Wenn man 8, 12, 16 oder 20 Jahre ist, sind alle um eine herum gesund, strotzen vor Tatendrang und Lebensfreude (oder sollten es zumindest), bekommt man dann solch eine Diagnose, haut es einem erstmal die Beine weg. Man muss sich zunächst einmal mit der Aussicht „unheilbar krank – für den Rest deines Lebens“ arrangieren. Dazu kommen dann die Einschränkungen oder Anpassungen im Leben. Überlege was -und wieviel davon- du isst. Mit den Freunden feiern gehen, klar. Aber es gibt eben eher Wasser als Cola, Bier oder Cocktails. Mal auf eine Pizza, oder besser nur ein halbes oder viertel Stück? Nudeln, das Hauptnahrungsmittel des Studenten, geht auch nicht so ohne weiteres. Und eine Nacht durchtanzen? Schwierig unter Insulintherapie, wegen der Gefahr der Unterzuckerung.

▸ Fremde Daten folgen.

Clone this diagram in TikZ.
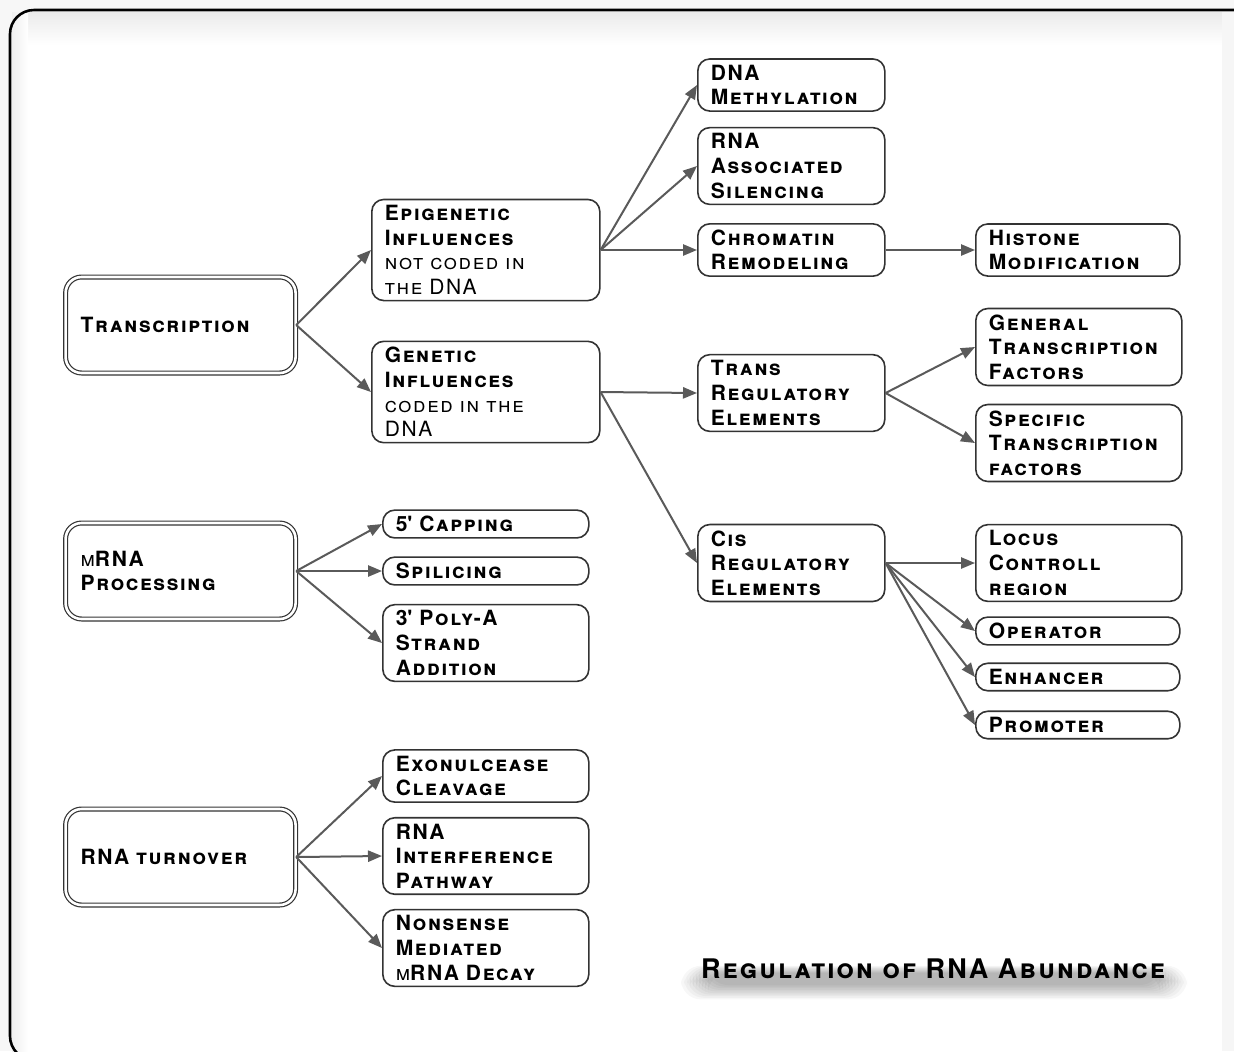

Ein paar vollkommen unglaubliche Vorfälle aus meiner Tätigkeit für den DDB lassen ahnen, welcher Diskriminierung junge Diabetiker im Schulalltag ausgesetzt sind. So machte mich die Aussage „ihr Kind kann nicht auf das Gymnasium gehen, das ist bei Diabetes nicht möglich“ wirklich sprachlos. Aber Aussagen wie „am Sport kann das Kind wegen des Diabetes aber nicht teilnehmen“ oder „in das Landheim/Ferienlager kann das Kind wegen des Diabetes nicht mit“ sorgen ja auch für ungläubiges Kopfschütteln. Es entsetzt mich immer wieder, wie wenig aufgeklärt manche Lehrer oder gar Direktoren sind. Die Folge ist, dass der junge Diabetiker unsicher wird, sich zurückzieht, Kontakt verliert. Der Freundeskreis schrumpft. Man sitzt zuhause, geht nicht mehr gern weg, die sozialen Interaktionen reduzieren sich. Einsamkeit kann zu Depressionen führen. Frustessen, -trinken, Rauchen, Daddeln machen es auch nicht besser. So gerät man schnell in eine Abwärtsspirale. Schlechte Ernährungsgewohnheiten, zu wenig Bewegung verschlechtern die Prognose. Diabetes und Depression schaukeln sich gegenseitig auf – ein Teufelskreis.
Die Alternative ist, sich Hilfe zu suchen. Das betreuende Diabetesteam oder ein Psychotherapeut wissen, was zu tun ist. Und es ist keine Schande, egal in welchem Alter, sich psychotherapeutische Unterstützung zu holen.
Leider haftet in unserer Gesellschaft dem Psychotherapiepatienten noch immer ein Stigma an. Dabei ist es völlig normal, sich bei Problemen Hilfe zu suchen. Wenn die Heizung nicht heizt, rufen sie den Monteur. Warum also nicht den Rat des Therapeuten suchen, wenn man keinen Ausweg aus einer Gedankenspirale findet. Wir müssen lernen, mit psychischen Belastungen offener und entspannter umzugehen.